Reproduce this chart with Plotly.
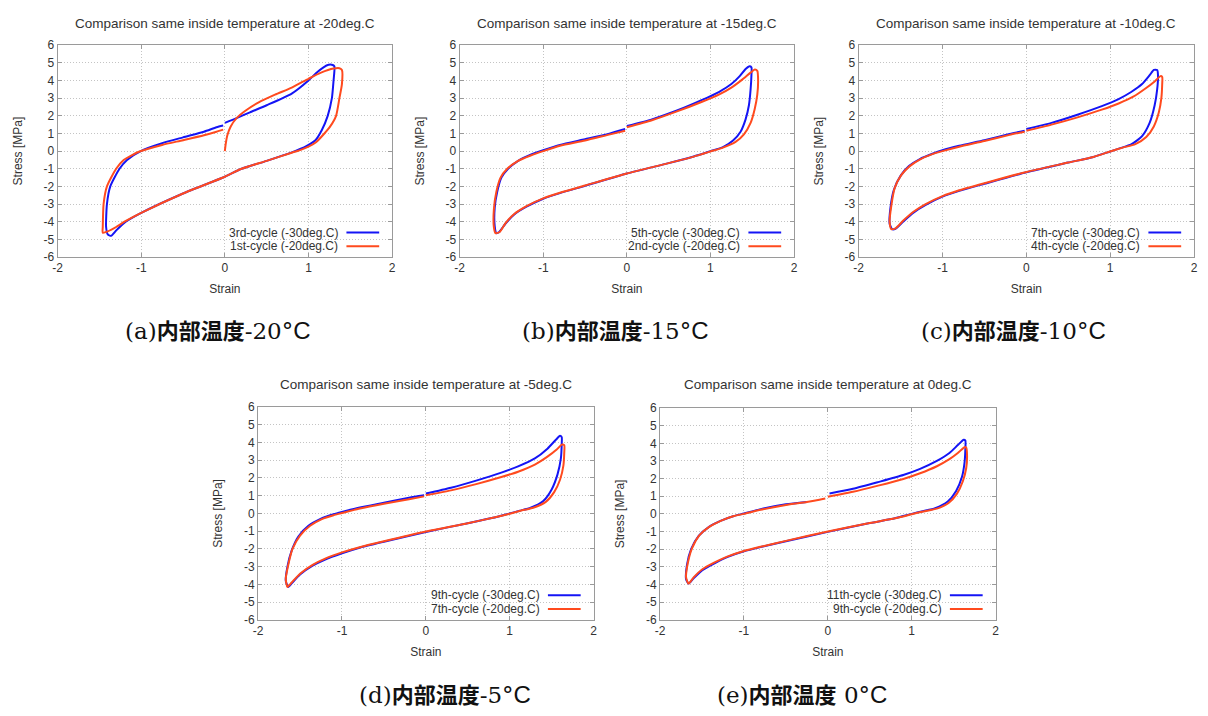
import plotly.graph_objects as go

# ---------------- data ----------------
TITLES = ["Comparison same inside temperature at -20deg.C",
          "Comparison same inside temperature at -15deg.C",
          "Comparison same inside temperature at -10deg.C",
          "Comparison same inside temperature at -5deg.C",
          "Comparison same inside temperature at 0deg.C"]
BLUE_NAMES = ["3rd-cycle (-30deg.C)", "5th-cycle (-30deg.C)", "7th-cycle (-30deg.C)",
              "9th-cycle (-30deg.C)", "11th-cycle (-30deg.C)"]
RED_NAMES = ["1st-cycle (-20deg.C)", "2nd-cycle (-20deg.C)", "4th-cycle (-20deg.C)",
             "7th-cycle (-20deg.C)", "9th-cycle (-20deg.C)"]
CAPTION_LETTERS = ["(a)", "(b)", "(c)", "(d)", "(e)"]
CAPTION_TEMPS = ["-20", "-15", "-10", "-5", " 0"]
X_TICKS = [-2, -1, 0, 1, 2]
Y_TICKS = [6, 5, 4, 3, 2, 1, 0, -1, -2, -3, -4, -5, -6]

# (a) -20 deg.C
A_BLUE_X = [0.0, 0.14, 0.3, 0.5, 0.8, 1.0, 1.1, 1.18, 1.24, 1.29, 1.31, 1.30, 1.28, 1.23, 1.16, 1.08, 0.98, 0.9, 0.8, 0.5, 0.2, 0.0, -0.5, -1.0, -1.2, -1.3, -1.36, -1.40, -1.42, -1.41, -1.37, -1.26, -1.17, -1.0, -0.75, -0.5, -0.25, -0.1, -0.02]
A_BLUE_Y = [1.6, 1.87, 2.2, 2.6, 3.26, 4.0, 4.46, 4.75, 4.89, 4.88, 4.8, 4.0, 3.0, 2.0, 1.2, 0.6, 0.3, 0.12, -0.07, -0.55, -1.0, -1.45, -2.4, -3.5, -4.05, -4.5, -4.8, -4.72, -4.3, -3.0, -2.0, -1.0, -0.5, 0.02, 0.45, 0.78, 1.1, 1.35, 1.45]
A_RED_X = [0.0, 0.01, 0.03, 0.07, 0.14, 0.25, 0.4, 0.6, 0.8, 1.0, 1.15, 1.3, 1.37, 1.40, 1.40, 1.37, 1.33, 1.26, 1.19, 1.09, 1.0, 0.9, 0.8, 0.5, 0.2, 0.0, -0.5, -1.0, -1.2, -1.3, -1.4, -1.46, -1.46, -1.45, -1.41, -1.3, -1.21, -1.02, -0.75, -0.5, -0.25, -0.1, -0.02]
A_RED_Y = [0.0, 0.4, 0.9, 1.4, 1.87, 2.3, 2.75, 3.2, 3.6, 4.1, 4.45, 4.68, 4.7, 4.6, 3.8, 3.0, 2.0, 1.4, 1.0, 0.5, 0.25, 0.06, -0.09, -0.55, -1.0, -1.45, -2.4, -3.5, -4.0, -4.3, -4.55, -4.62, -4.3, -3.0, -2.0, -1.0, -0.5, -0.02, 0.35, 0.62, 0.9, 1.1, 1.22]

# (b) -15 deg.C
B_BLUE_X = [0.0, 0.3, 0.6, 0.9, 1.1, 1.25, 1.35, 1.42, 1.46, 1.49, 1.49, 1.48, 1.46, 1.42, 1.36, 1.27, 1.15, 1.0, 0.8, 0.5, 0.0, -0.5, -0.8, -1.0, -1.2, -1.35, -1.45, -1.53, -1.56, -1.58, -1.58, -1.55, -1.5, -1.42, -1.3, -1.15, -1.0, -0.8, -0.5, -0.2, -0.02]
B_BLUE_Y = [1.42, 1.8, 2.3, 2.9, 3.35, 3.8, 4.25, 4.65, 4.8, 4.75, 4.3, 3.5, 2.6, 1.8, 1.1, 0.6, 0.23, 0.0, -0.3, -0.68, -1.27, -1.97, -2.38, -2.7, -3.15, -3.6, -4.1, -4.6, -4.65, -4.25, -3.2, -2.3, -1.5, -1.0, -0.55, -0.2, 0.05, 0.35, 0.67, 1.0, 1.25]
B_RED_X = [0.0, 0.3, 0.6, 0.9, 1.1, 1.25, 1.38, 1.48, 1.53, 1.56, 1.57, 1.56, 1.53, 1.48, 1.4, 1.3, 1.15, 1.0, 0.8, 0.5, 0.0, -0.5, -0.8, -1.0, -1.2, -1.35, -1.45, -1.52, -1.57, -1.59, -1.59, -1.56, -1.51, -1.43, -1.31, -1.15, -1.0, -0.8, -0.5, -0.2, -0.02]
B_RED_Y = [1.35, 1.75, 2.25, 2.8, 3.2, 3.6, 4.05, 4.45, 4.62, 4.55, 4.0, 3.2, 2.4, 1.6, 0.95, 0.52, 0.2, -0.02, -0.31, -0.68, -1.27, -1.95, -2.36, -2.68, -3.12, -3.58, -4.08, -4.58, -4.65, -4.3, -3.3, -2.3, -1.5, -1.0, -0.58, -0.25, 0.0, 0.3, 0.6, 0.95, 1.15]

# (c) -10 deg.C
C_BLUE_X = [0.0, 0.3, 0.6, 0.9, 1.1, 1.25, 1.38, 1.47, 1.52, 1.56, 1.57, 1.56, 1.53, 1.47, 1.38, 1.25, 1.12, 1.0, 0.8, 0.5, 0.0, -0.5, -0.8, -1.0, -1.2, -1.35, -1.47, -1.56, -1.6, -1.63, -1.62, -1.58, -1.5, -1.4, -1.27, -1.12, -1.0, -0.8, -0.5, -0.2, -0.02]
C_BLUE_Y = [1.25, 1.6, 2.05, 2.55, 2.95, 3.35, 3.8, 4.3, 4.6, 4.6, 4.3, 3.5, 2.6, 1.6, 0.85, 0.38, 0.17, -0.02, -0.33, -0.65, -1.2, -1.85, -2.25, -2.58, -3.05, -3.5, -4.0, -4.4, -4.42, -4.1, -3.2, -2.2, -1.4, -0.85, -0.45, -0.15, 0.05, 0.3, 0.62, 0.97, 1.15]
C_RED_X = [0.0, 0.3, 0.6, 0.9, 1.1, 1.28, 1.42, 1.53, 1.6, 1.62, 1.62, 1.61, 1.58, 1.52, 1.43, 1.3, 1.15, 1.0, 0.8, 0.5, 0.0, -0.5, -0.8, -1.0, -1.2, -1.35, -1.47, -1.56, -1.61, -1.63, -1.61, -1.57, -1.49, -1.39, -1.26, -1.12, -1.0, -0.8, -0.5, -0.2, -0.02]
C_RED_Y = [1.15, 1.5, 1.9, 2.35, 2.7, 3.1, 3.55, 3.95, 4.25, 4.2, 3.8, 3.0, 2.2, 1.4, 0.8, 0.4, 0.2, -0.02, -0.33, -0.65, -1.18, -1.82, -2.22, -2.55, -3.0, -3.45, -3.95, -4.38, -4.42, -4.0, -3.1, -2.1, -1.35, -0.85, -0.45, -0.17, 0.0, 0.25, 0.57, 0.92, 1.1]

# (d) -5 deg.C
D_BLUE_X = [0.0, 0.3, 0.6, 0.9, 1.1, 1.3, 1.45, 1.55, 1.6, 1.62, 1.62, 1.61, 1.57, 1.5, 1.4, 1.25, 1.12, 1.0, 0.8, 0.5, 0.0, -0.5, -0.8, -1.0, -1.2, -1.35, -1.5, -1.6, -1.64, -1.67, -1.65, -1.6, -1.52, -1.4, -1.25, -1.1, -1.0, -0.8, -0.5, -0.2, -0.02]
D_BLUE_Y = [1.12, 1.45, 1.85, 2.3, 2.65, 3.1, 3.65, 4.15, 4.38, 4.3, 3.9, 3.1, 2.2, 1.35, 0.7, 0.32, 0.15, 0.0, -0.25, -0.55, -1.05, -1.6, -1.95, -2.25, -2.6, -2.95, -3.45, -3.95, -4.15, -3.8, -3.0, -2.1, -1.3, -0.7, -0.3, -0.05, 0.08, 0.32, 0.6, 0.88, 1.02]
D_RED_X = [0.0, 0.3, 0.6, 0.9, 1.1, 1.3, 1.45, 1.56, 1.62, 1.65, 1.65, 1.64, 1.6, 1.53, 1.43, 1.28, 1.13, 1.0, 0.8, 0.5, 0.0, -0.5, -0.8, -1.0, -1.2, -1.35, -1.5, -1.6, -1.65, -1.67, -1.64, -1.59, -1.5, -1.38, -1.24, -1.1, -1.0, -0.8, -0.5, -0.2, -0.02]
D_RED_Y = [1.02, 1.3, 1.65, 2.05, 2.35, 2.75, 3.2, 3.6, 3.88, 3.85, 3.4, 2.7, 1.9, 1.2, 0.65, 0.32, 0.15, -0.02, -0.25, -0.55, -1.02, -1.57, -1.92, -2.2, -2.55, -2.9, -3.4, -3.9, -4.15, -3.7, -2.9, -2.0, -1.25, -0.7, -0.32, -0.1, 0.02, 0.26, 0.55, 0.8, 0.96]

# (e) 0 deg.C
E_BLUE_X = [0.02, 0.3, 0.6, 0.9, 1.1, 1.3, 1.45, 1.55, 1.62, 1.64, 1.64, 1.63, 1.6, 1.53, 1.43, 1.28, 1.13, 1.0, 0.8, 0.5, 0.0, -0.5, -0.8, -1.0, -1.2, -1.35, -1.5, -1.6, -1.66, -1.69, -1.68, -1.63, -1.54, -1.42, -1.28, -1.12, -1.0, -0.8, -0.5, -0.25]
E_BLUE_Y = [1.15, 1.42, 1.8, 2.2, 2.55, 3.0, 3.45, 3.9, 4.2, 4.15, 3.7, 2.9, 2.1, 1.3, 0.7, 0.32, 0.15, 0.0, -0.25, -0.52, -1.02, -1.55, -1.88, -2.12, -2.45, -2.8, -3.2, -3.65, -3.95, -3.7, -2.9, -2.0, -1.25, -0.75, -0.4, -0.12, 0.02, 0.27, 0.54, 0.68]
E_RED_X = [0.0, 0.3, 0.6, 0.9, 1.1, 1.3, 1.45, 1.55, 1.63, 1.65, 1.66, 1.65, 1.61, 1.54, 1.44, 1.3, 1.14, 1.0, 0.8, 0.5, 0.0, -0.5, -0.8, -1.0, -1.2, -1.35, -1.5, -1.6, -1.66, -1.69, -1.67, -1.62, -1.53, -1.41, -1.27, -1.12, -1.0, -0.8, -0.5, -0.25, -0.1, -0.03]
E_RED_Y = [0.97, 1.25, 1.6, 1.98, 2.3, 2.7, 3.1, 3.45, 3.78, 3.75, 3.3, 2.6, 1.85, 1.15, 0.62, 0.3, 0.14, -0.02, -0.25, -0.52, -1.0, -1.53, -1.86, -2.1, -2.42, -2.75, -3.15, -3.6, -3.95, -3.6, -2.8, -1.95, -1.2, -0.72, -0.38, -0.12, 0.0, 0.23, 0.5, 0.67, 0.8, 0.87]

BLUE_X = [A_BLUE_X, B_BLUE_X, C_BLUE_X, D_BLUE_X, E_BLUE_X]
BLUE_Y = [A_BLUE_Y, B_BLUE_Y, C_BLUE_Y, D_BLUE_Y, E_BLUE_Y]
RED_X = [A_RED_X, B_RED_X, C_RED_X, D_RED_X, E_RED_X]
RED_Y = [A_RED_Y, B_RED_Y, C_RED_Y, D_RED_Y, E_RED_Y]

# ---------------- layout ----------------
W, H = 1208, 716
# plot areas in pixels: (left, right, top, bottom)
AREAS = [(53, 390, 39, 255), (458, 795, 39, 255), (860, 1198, 39, 255),
         (255, 593, 408, 625), (660, 998, 409, 625)]
TITLE_Y = [17, 17, 17, 385, 385]
CAPTION_POS = [(215, 328), (615, 328), (1016, 328), (443, 700), (803, 700)]

BLUE = "#1414f5"
RED = "#ff4a1e"
GRAY_TXT = "#333333"
SANS = "Liberation Sans, Arial"
TICK_FONT = dict(family=SANS, size=12, color=GRAY_TXT)

fig = go.Figure()
layout = dict(width=W, height=H, margin=dict(l=0, r=0, t=0, b=0),
              paper_bgcolor="white", plot_bgcolor="white", showlegend=False)
annotations = []
shapes = []

for i in range(5):
    l, r, t, b = AREAS[i]
    xs = "" if i == 0 else str(i + 1)
    xa, ya = "x" + xs, "y" + xs
    common = dict(showline=True, mirror="ticks", linecolor="#9a9a9a", linewidth=1,
                  ticks="inside", ticklen=4, tickcolor="#9a9a9a",
                  showgrid=True, gridcolor="#c4c4c4", griddash="1px,2px", gridwidth=1,
                  zeroline=False, tickfont=TICK_FONT, fixedrange=True)
    layout["xaxis" + xs] = dict(common, domain=[l / W, r / W], anchor=ya,
                                range=[-2, 2], tickvals=X_TICKS,
                                ticktext=[str(v) for v in X_TICKS],
                                title=dict(text="Strain", font=dict(family=SANS, size=12, color=GRAY_TXT), standoff=10))
    layout["yaxis" + xs] = dict(common, domain=[1 - b / H, 1 - t / H], anchor=xa,
                                range=[-6, 6], tickvals=Y_TICKS,
                                ticktext=[str(v) for v in Y_TICKS],
                                title=dict(text="Stress [MPa]", font=dict(family=SANS, size=12, color=GRAY_TXT), standoff=18))
    fig.add_trace(go.Scatter(x=BLUE_X[i], y=BLUE_Y[i], mode="lines", name=BLUE_NAMES[i],
                             line=dict(color=BLUE, width=2, shape="spline", smoothing=0.6),
                             xaxis=xa, yaxis=ya))
    fig.add_trace(go.Scatter(x=RED_X[i], y=RED_Y[i], mode="lines", name=RED_NAMES[i],
                             line=dict(color=RED, width=2, shape="spline", smoothing=0.6),
                             xaxis=xa, yaxis=ya))
    # title
    annotations.append(dict(text=TITLES[i], x=(l + r) / 2 / W, y=1 - TITLE_Y[i] / H,
                            xref="paper", yref="paper", xanchor="center", yanchor="middle",
                            showarrow=False,
                            font=dict(family=SANS, size=13.5, color=GRAY_TXT)))
    # legend (text left, line sample right)
    pw, ph = r - l, b - t
    for k, (name, col) in enumerate([(BLUE_NAMES[i], BLUE), (RED_NAMES[i], RED)]):
        yy = (25 - 14 * k) / ph
        annotations.append(dict(text=name, x=1 - 52 / pw, y=yy,
                                xref=xa + " domain", yref=ya + " domain",
                                xanchor="right", yanchor="middle", showarrow=False,
                                font=dict(family=SANS, size=12, color=GRAY_TXT)))
        shapes.append(dict(type="line", xref=xa + " domain", yref=ya + " domain",
                           x0=1 - 46 / pw, x1=1 - 13 / pw, y0=yy, y1=yy,
                           line=dict(color=col, width=2)))
    # caption
    cx, cy = CAPTION_POS[i]
    serif = "font-family:'DejaVu Serif', 'Liberation Serif', serif;font-size:23px"
    csans = "font-family:'Liberation Sans', Arial, sans-serif;font-size:24px"
    cap = (f"<span style=\"{serif}\">{CAPTION_LETTERS[i]}</span><b>内部温度</b>"
           f"<span style=\"{serif}\">{CAPTION_TEMPS[i]}°</span>"
           f"<span style=\"{csans}\">C</span>")
    annotations.append(dict(text=cap, x=cx / W, y=1 - cy / H, xref="paper", yref="paper",
                            xanchor="center", yanchor="middle", showarrow=False,
                            font=dict(family="Noto Sans CJK JP", size=22, color="#111111")))

layout["annotations"] = annotations
layout["shapes"] = shapes
fig.update_layout(**layout)
fig.write_html("out.html", config={"displayModeBar": False},
               post_script="document.body.style.margin='0';document.body.style.overflow='hidden';")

## WHAT NEEDS TO BE DONE
Go from the first line of the listing to the line holding "-2, -3, -4, -5, -6]" and, please, transcribe those lines exactly, both included, with no pictures.

## COMPLETE OUTPUT
Reproduce this chart with Plotly.
import plotly.graph_objects as go

# ---------------- data ----------------
TITLES = ["Comparison same inside temperature at -20deg.C",
          "Comparison same inside temperature at -15deg.C",
          "Comparison same inside temperature at -10deg.C",
          "Comparison same inside temperature at -5deg.C",
          "Comparison same inside temperature at 0deg.C"]
BLUE_NAMES = ["3rd-cycle (-30deg.C)", "5th-cycle (-30deg.C)", "7th-cycle (-30deg.C)",
              "9th-cycle (-30deg.C)", "11th-cycle (-30deg.C)"]
RED_NAMES = ["1st-cycle (-20deg.C)", "2nd-cycle (-20deg.C)", "4th-cycle (-20deg.C)",
             "7th-cycle (-20deg.C)", "9th-cycle (-20deg.C)"]
CAPTION_LETTERS = ["(a)", "(b)", "(c)", "(d)", "(e)"]
CAPTION_TEMPS = ["-20", "-15", "-10", "-5", " 0"]
X_TICKS = [-2, -1, 0, 1, 2]
Y_TICKS = [6, 5, 4, 3, 2, 1, 0, -1, -2, -3, -4, -5, -6]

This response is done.